Leave out the images and repeat the listing below without a single change.

• _Data shown_
>>>
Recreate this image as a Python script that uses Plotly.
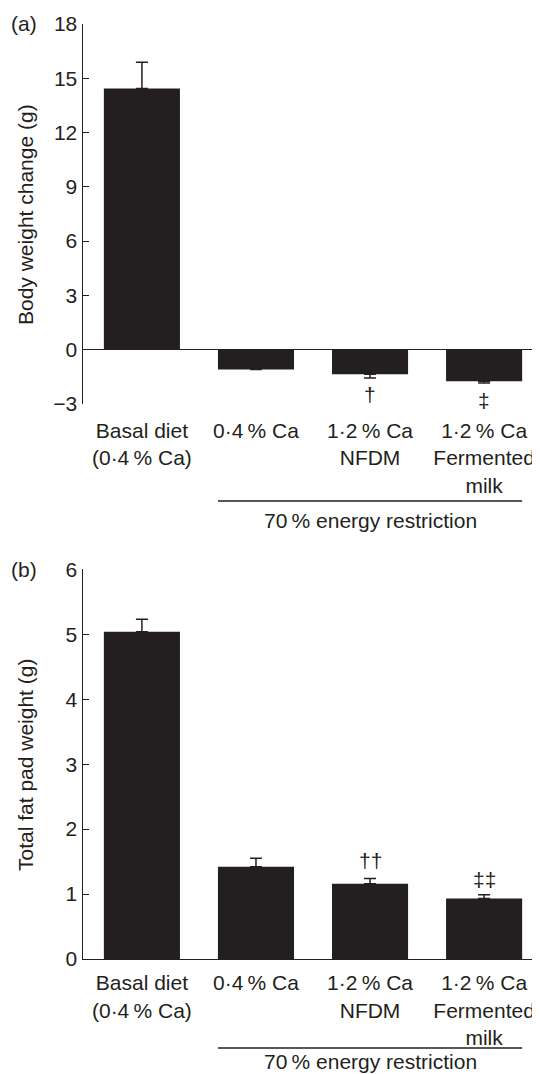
import plotly.graph_objects as go

# ---------------- data ----------------
categories = ["Basal diet<br>(0\u00b74\u2009% Ca)", "0\u00b74\u2009% Ca",
              "1\u00b72\u2009% Ca<br>NFDM", "1\u00b72\u2009% Ca<br>Fermented<br>milk"]
x_pos = [0, 1, 2, 3]

bw_change = [14.43, -1.09, -1.36, -1.74]      # body weight change (g)
bw_err_up = [1.45, 0.0, 0.0, 0.0]
bw_err_down = [0.0, 0.0, 0.21, 0.10]
bw_marks = ["", "", "\u2020", "\u2021"]
bw_mark_y = [0, 0, -2.5, -2.82]

fat_pad = [5.04, 1.42, 1.16, 0.93]            # total fat pad weight (g)
fat_err = [0.19, 0.13, 0.08, 0.06]
fat_marks = ["", "", "\u2020\u2020", "\u2021\u2021"]
fat_mark_y = [0, 0, 1.52, 1.23]

a_ticks = [-3, 0, 3, 6, 9, 12, 15, 18]
b_ticks = [0, 1, 2, 3, 4, 5, 6]

# ---------------- style ----------------
INK = "#231f20"
FONT = "Liberation Sans, Arial, Helvetica, sans-serif"
OFF = 8                      # default page body margin
W, H = 540 - OFF, 1074 - OFF
FS = 21

def px_x(px):
    return (px - OFF) / W

def py(px):
    return 1 - (px - OFF) / H

fig = go.Figure()

fig.add_trace(go.Bar(
    x=x_pos, y=bw_change, marker=dict(color=INK, line=dict(width=0)),
    error_y=dict(type="data", symmetric=False, array=bw_err_up, arrayminus=bw_err_down,
                 color=INK, thickness=1.5, width=6),
    xaxis="x", yaxis="y", showlegend=False))

fig.add_trace(go.Bar(
    x=x_pos, y=fat_pad, marker=dict(color=INK, line=dict(width=0)),
    error_y=dict(type="data", symmetric=False, array=fat_err, arrayminus=[0] * 4,
                 color=INK, thickness=1.5, width=6),
    xaxis="x2", yaxis="y2", showlegend=False))

x_dom = [px_x(82.6), 1.0]
xr = [-0.52, 3.49]

fig.update_layout(
    template="none",
    width=W, height=H, margin=dict(l=0, r=0, t=0, b=0, autoexpand=False),
    paper_bgcolor="white", plot_bgcolor="white",
    font=dict(family=FONT, size=FS, color=INK),
    bargap=0.333,
    xaxis=dict(domain=x_dom, range=xr, anchor="y", tickvals=x_pos, ticktext=categories,
               showline=False, showgrid=False, zeroline=False, ticks="", automargin=False,
               ticklabelstandoff=12, tickfont=dict(size=FS, color=INK)),
    yaxis=dict(domain=[py(404), py(24)], range=[-3, 18], anchor="x", automargin=False,
               tickvals=a_ticks, showgrid=False, showline=True, linecolor=INK, linewidth=1.3,
               ticks="inside", ticklen=6, tickwidth=1.3, tickcolor=INK,
               zeroline=True, zerolinecolor=INK, zerolinewidth=1.3,
               tickfont=dict(size=FS, color=INK)),
    xaxis2=dict(domain=x_dom, range=xr, anchor="y2", tickvals=x_pos, ticktext=categories,
                showline=True, linecolor=INK, linewidth=1.3, showgrid=False, zeroline=False,
                ticks="", automargin=False, ticklabelstandoff=5,
                tickfont=dict(size=FS, color=INK)),
    yaxis2=dict(domain=[py(959), py(569.3)], range=[0, 6], anchor="x2", automargin=False,
                tickvals=b_ticks, showgrid=False, showline=True, linecolor=INK, linewidth=1.3,
                ticks="inside", ticklen=6, tickwidth=1.3, tickcolor=INK, zeroline=False,
                tickfont=dict(size=FS, color=INK)),
)

ann = []
# panel letters
ann.append(dict(text="(a)", x=px_x(24), y=py(24), xref="paper", yref="paper",
                showarrow=False, xanchor="center", yanchor="middle"))
ann.append(dict(text="(b)", x=px_x(24), y=py(569), xref="paper", yref="paper",
                showarrow=False, xanchor="center", yanchor="middle"))
# y-axis titles
ann.append(dict(text="Body weight change (g)", x=px_x(25), y=py(215), xref="paper", yref="paper",
                textangle=-90, showarrow=False, xanchor="center", yanchor="middle"))
ann.append(dict(text="Total fat pad weight (g)", x=px_x(25), y=py(765), xref="paper", yref="paper",
                textangle=-90, showarrow=False, xanchor="center", yanchor="middle"))
# significance marks
for xi, m, yy in zip(x_pos, bw_marks, bw_mark_y):
    if m:
        ann.append(dict(text=m, x=xi, y=yy, xref="x", yref="y", showarrow=False,
                        xanchor="center", yanchor="middle", font=dict(size=FS)))
for xi, m, yy in zip(x_pos, fat_marks, fat_mark_y):
    if m:
        ann.append(dict(text=m, x=xi, y=yy, xref="x2", yref="y2", showarrow=False,
                        xanchor="center", yanchor="middle", font=dict(size=FS)))
# group labels
ann.append(dict(text="70\u2009% energy restriction", x=2, y=py(520), xref="x", yref="paper",
                showarrow=False, xanchor="center", yanchor="middle"))
ann.append(dict(text="70\u2009% energy restriction", x=2, y=1.0 - (1061 - OFF) / H,
                xref="x2", yref="paper", showarrow=False, xanchor="center", yanchor="middle"))
fig.update_layout(annotations=ann)

shapes = [
    dict(type="line", xref="x", yref="paper", x0=1 - 0.333, x1=3 + 0.333,
         y0=py(501), y1=py(501), line=dict(color=INK, width=1.3)),
    dict(type="line", xref="x2", yref="paper", x0=1 - 0.333, x1=3 + 0.333,
         y0=py(1048), y1=py(1048), line=dict(color=INK, width=1.3)),
]
fig.update_layout(shapes=shapes)

fig.write_html("out.html")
<<<
• _Response to the exercise_
Recreate this image as a Python script that uses Plotly.
import plotly.graph_objects as go

# ---------------- data ----------------
categories = ["Basal diet<br>(0\u00b74\u2009% Ca)", "0\u00b74\u2009% Ca",
              "1\u00b72\u2009% Ca<br>NFDM", "1\u00b72\u2009% Ca<br>Fermented<br>milk"]
x_pos = [0, 1, 2, 3]

bw_change = [14.43, -1.09, -1.36, -1.74]      # body weight change (g)
bw_err_up = [1.45, 0.0, 0.0, 0.0]
bw_err_down = [0.0, 0.0, 0.21, 0.10]
bw_marks = ["", "", "\u2020", "\u2021"]
bw_mark_y = [0, 0, -2.5, -2.82]

fat_pad = [5.04, 1.42, 1.16, 0.93]            # total fat pad weight (g)
fat_err = [0.19, 0.13, 0.08, 0.06]
fat_marks = ["", "", "\u2020\u2020", "\u2021\u2021"]
fat_mark_y = [0, 0, 1.52, 1.23]

a_ticks = [-3, 0, 3, 6, 9, 12, 15, 18]
b_ticks = [0, 1, 2, 3, 4, 5, 6]

# ---------------- style ----------------
INK = "#231f20"
FONT = "Liberation Sans, Arial, Helvetica, sans-serif"
OFF = 8                      # default page body margin
W, H = 540 - OFF, 1074 - OFF
FS = 21

def px_x(px):
    return (px - OFF) / W

def py(px):
    return 1 - (px - OFF) / H

fig = go.Figure()

fig.add_trace(go.Bar(
    x=x_pos, y=bw_change, marker=dict(color=INK, line=dict(width=0)),
    error_y=dict(type="data", symmetric=False, array=bw_err_up, arrayminus=bw_err_down,
                 color=INK, thickness=1.5, width=6),
    xaxis="x", yaxis="y", showlegend=False))

fig.add_trace(go.Bar(
    x=x_pos, y=fat_pad, marker=dict(color=INK, line=dict(width=0)),
    error_y=dict(type="data", symmetric=False, array=fat_err, arrayminus=[0] * 4,
                 color=INK, thickness=1.5, width=6),
    xaxis="x2", yaxis="y2", showlegend=False))

x_dom = [px_x(82.6), 1.0]
xr = [-0.52, 3.49]

fig.update_layout(
    template="none",
    width=W, height=H, margin=dict(l=0, r=0, t=0, b=0, autoexpand=False),
    paper_bgcolor="white", plot_bgcolor="white",
    font=dict(family=FONT, size=FS, color=INK),
    bargap=0.333,
    xaxis=dict(domain=x_dom, range=xr, anchor="y", tickvals=x_pos, ticktext=categories,
               showline=False, showgrid=False, zeroline=False, ticks="", automargin=False,
               ticklabelstandoff=12, tickfont=dict(size=FS, color=INK)),
    yaxis=dict(domain=[py(404), py(24)], range=[-3, 18], anchor="x", automargin=False,
               tickvals=a_ticks, showgrid=False, showline=True, linecolor=INK, linewidth=1.3,
               ticks="inside", ticklen=6, tickwidth=1.3, tickcolor=INK,
               zeroline=True, zerolinecolor=INK, zerolinewidth=1.3,
               tickfont=dict(size=FS, color=INK)),
    xaxis2=dict(domain=x_dom, range=xr, anchor="y2", tickvals=x_pos, ticktext=categories,
                showline=True, linecolor=INK, linewidth=1.3, showgrid=False, zeroline=False,
                ticks="", automargin=False, ticklabelstandoff=5,
                tickfont=dict(size=FS, color=INK)),
    yaxis2=dict(domain=[py(959), py(569.3)], range=[0, 6], anchor="x2", automargin=False,
                tickvals=b_ticks, showgrid=False, showline=True, linecolor=INK, linewidth=1.3,
                ticks="inside", ticklen=6, tickwidth=1.3, tickcolor=INK, zeroline=False,
                tickfont=dict(size=FS, color=INK)),
)

ann = []
# panel letters
ann.append(dict(text="(a)", x=px_x(24), y=py(24), xref="paper", yref="paper",
                showarrow=False, xanchor="center", yanchor="middle"))
ann.append(dict(text="(b)", x=px_x(24), y=py(569), xref="paper", yref="paper",
                showarrow=False, xanchor="center", yanchor="middle"))
# y-axis titles
ann.append(dict(text="Body weight change (g)", x=px_x(25), y=py(215), xref="paper", yref="paper",
                textangle=-90, showarrow=False, xanchor="center", yanchor="middle"))
ann.append(dict(text="Total fat pad weight (g)", x=px_x(25), y=py(765), xref="paper", yref="paper",
                textangle=-90, showarrow=False, xanchor="center", yanchor="middle"))
# significance marks
for xi, m, yy in zip(x_pos, bw_marks, bw_mark_y):
    if m:
        ann.append(dict(text=m, x=xi, y=yy, xref="x", yref="y", showarrow=False,
                        xanchor="center", yanchor="middle", font=dict(size=FS)))
for xi, m, yy in zip(x_pos, fat_marks, fat_mark_y):
    if m:
        ann.append(dict(text=m, x=xi, y=yy, xref="x2", yref="y2", showarrow=False,
                        xanchor="center", yanchor="middle", font=dict(size=FS)))
# group labels
ann.append(dict(text="70\u2009% energy restriction", x=2, y=py(520), xref="x", yref="paper",
                showarrow=False, xanchor="center", yanchor="middle"))
ann.append(dict(text="70\u2009% energy restriction", x=2, y=1.0 - (1061 - OFF) / H,
                xref="x2", yref="paper", showarrow=False, xanchor="center", yanchor="middle"))
fig.update_layout(annotations=ann)

shapes = [
    dict(type="line", xref="x", yref="paper", x0=1 - 0.333, x1=3 + 0.333,
         y0=py(501), y1=py(501), line=dict(color=INK, width=1.3)),
    dict(type="line", xref="x2", yref="paper", x0=1 - 0.333, x1=3 + 0.333,
         y0=py(1048), y1=py(1048), line=dict(color=INK, width=1.3)),
]
fig.update_layout(shapes=shapes)

fig.write_html("out.html")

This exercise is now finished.